On 01/03/2013 12:01 PM, Steven Bosscher wrote:
Hello,

Consider the following test case:

void bar (void);
int foo (int b, int c, int d)
{
   int r = 0;
   if (b)
     res = b * 2 + 4;
   if (c)
     {
       if (d)
         r = res;
       else
         __builtin_unreachable ();
     }
   return r;
}

This is typical for code in GCC itself in places where
gcc_unreachable() is used.


The corresponding CFG looks like this:

             +-----+
             | bb0 |
             +-----+
               |
               |
               v
             +-----+
             | bb2 | -+
             +-----+  |
               |      |
               |      |
               v      |
             +-----+  |
             | bb3 |  |
             +-----+  |
               |      |
               |      |
               v      |
+-----+     +-----+  |
| bb8 | <-- | bb4 | <+
+-----+     +-----+
   |           |
   |           |
   |           v
   |         +-----+     +-----+
   |         | bb5 | --> | bb7 |
   |         +-----+     +-----+
   |           |
   |           |
   |           v
   |         +-----+
   |         | bb6 |
   |         +-----+
   |           |
   |           |
   |           v
   |         +-----+
   +-------> | bb9 |
             +-----+
               |
               |
               v
             +-----+
             | bb1 |
             +-----+
Presumably BB7 was created in response to the builtin_unreachable?
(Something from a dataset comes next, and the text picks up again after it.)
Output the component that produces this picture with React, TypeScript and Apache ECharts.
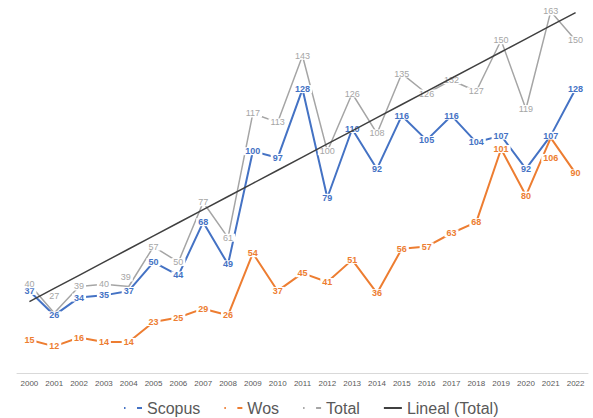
import React, { useEffect, useRef } from "react";
import * as echarts from "echarts";

const years = [
  "2000", "2001", "2002", "2003", "2004", "2005", "2006", "2007", "2008", "2009", "2010", "2011",
  "2012", "2013", "2014", "2015", "2016", "2017", "2018", "2019", "2020", "2021", "2022",
];
const scopus = [37, 26, 34, 35, 37, 50, 44, 68, 49, 100, 97, 128, 79, 110, 92, 116, 105, 116, 104, 107, 92, 107, 128];
const wos = [15, 12, 16, 14, 14, 23, 25, 29, 26, 54, 37, 45, 41, 51, 36, 56, 57, 63, 68, 101, 80, 106, 90];
const total = [40, 27, 39, 40, 39, 57, 50, 77, 61, 117, 113, 143, 100, 126, 108, 135, 126, 132, 127, 150, 119, 163, 150];
const legendNames = ["Scopus", "Wos", "Total", "Lineal (Total)"];

// Linear least-squares fit of Total (Excel "Lineal" trendline)
function linearFit(ys: number[]): number[] {
  const n = ys.length;
  const mx = (n - 1) / 2;
  const my = ys.reduce((s, v) => s + v, 0) / n;
  let sxy = 0;
  let sxx = 0;
  ys.forEach((y, i) => {
    sxy += (i - mx) * (y - my);
    sxx += (i - mx) * (i - mx);
  });
  const b = sxy / sxx;
  const a = my - b * mx;
  return ys.map((_, i) => +(a + b * i).toFixed(2));
}

const FONT = "'Liberation Sans', Arial, sans-serif";
const BLUE = "#4472C4";
const ORANGE = "#ED7D31";
const GRAY = "#A5A5A5";
const DARK = "#404040";
const DASH_ICON = "path://M0,0h1.5v2h-1.5zM13,0h5v2h-5z";
const LINE_ICON = "path://M0,0h18v2h-18z";

// manually moved data labels (as in the original chart), keyed by point index
const totalLabelShift: Record<number, number[]> = { 1: [0, -17], 4: [-3, -9] };
const wosLabelShift: Record<number, number[]> = { 21: [0, 20] };

function withShifts(values: number[], shifts: Record<number, number[]>) {
  return values.map((v, i) => (shifts[i] ? { value: v, label: { offset: shifts[i] } } : v));
}

export default function App() {
  const ref = useRef<HTMLDivElement>(null);
  useEffect(() => {
    if (!ref.current) return;
    const chart = echarts.init(ref.current, undefined, { renderer: "svg" });
    const trend = linearFit(total);
    const lbl = (color: string, bold: boolean) => ({
      show: true,
      position: "inside",
      fontSize: 9,
      lineHeight: 8,
      fontFamily: FONT,
      fontWeight: bold ? "bold" : "normal",
      color,
      backgroundColor: "#ffffff",
      padding: [0, 2],
    });
    chart.setOption({
      animation: false,
      backgroundColor: "#ffffff",
      grid: { left: 17, right: 5, top: 7, bottom: 45 },
      legend: {
        left: 124,
        top: 399,
        padding: 0,
        itemWidth: 18,
        itemHeight: 2,
        itemGap: 24,
        textStyle: { fontSize: 16, color: "#595959", fontFamily: FONT, lineHeight: 18 },
        data: [
          { name: legendNames[0], icon: DASH_ICON, itemStyle: { color: BLUE } },
          { name: legendNames[1], icon: DASH_ICON, itemStyle: { color: ORANGE } },
          { name: legendNames[2], icon: DASH_ICON, itemStyle: { color: GRAY } },
          { name: legendNames[3], icon: LINE_ICON, itemStyle: { color: DARK } },
        ],
      },
      xAxis: {
        type: "category",
        data: years,
        boundaryGap: true,
        axisLine: { lineStyle: { color: "#D9D9D9", width: 1 } },
        axisTick: { show: false },
        axisLabel: { interval: 0, fontSize: 8, color: "#595959", fontFamily: FONT, margin: 6 },
      },
      yAxis: { type: "value", min: 0, max: 165, show: false, splitLine: { show: false } },
      series: [
        {
          name: legendNames[0],
          type: "line",
          data: scopus,
          z: 2,
          symbol: "circle",
          symbolSize: 1,
          itemStyle: { color: BLUE },
          lineStyle: { color: BLUE, width: 2 },
          label: lbl(BLUE, true),
        },
        {
          name: legendNames[1],
          type: "line",
          data: withShifts(wos, wosLabelShift),
          z: 2,
          symbol: "circle",
          symbolSize: 1,
          itemStyle: { color: ORANGE },
          lineStyle: { color: ORANGE, width: 2 },
          label: lbl(ORANGE, true),
        },
        {
          name: legendNames[2],
          type: "line",
          data: withShifts(total, totalLabelShift),
          z: 2,
          symbol: "circle",
          symbolSize: 1,
          itemStyle: { color: GRAY },
          lineStyle: { color: GRAY, width: 1.5 },
          label: lbl(GRAY, false),
        },
        {
          name: legendNames[3],
          type: "line",
          data: trend,
          z: 10,
          symbol: "none",
          showSymbol: false,
          itemStyle: { color: DARK },
          lineStyle: { color: DARK, width: 1.5 },
          label: { show: false },
        },
      ],
    });
    return () => chart.dispose();
  }, []);
  return (
    <div
      ref={ref}
      style={{ position: "absolute", left: 0, top: 0, width: 593, height: 418, background: "#fff" }}
    />
  );
}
One could argue that an empty dead-end basic block should just be removed and the CFG appropriately simplified.

You might want to look at a discussion from Oct/Nov 2011 "New pass to delete unexecutable paths in the CFG" which touches on some of this stuff. It's not 100% the same, but the concept of eliminating edges from the CFG which we can never traverse in a conforming program applies to both your example and the stuff I was playing with.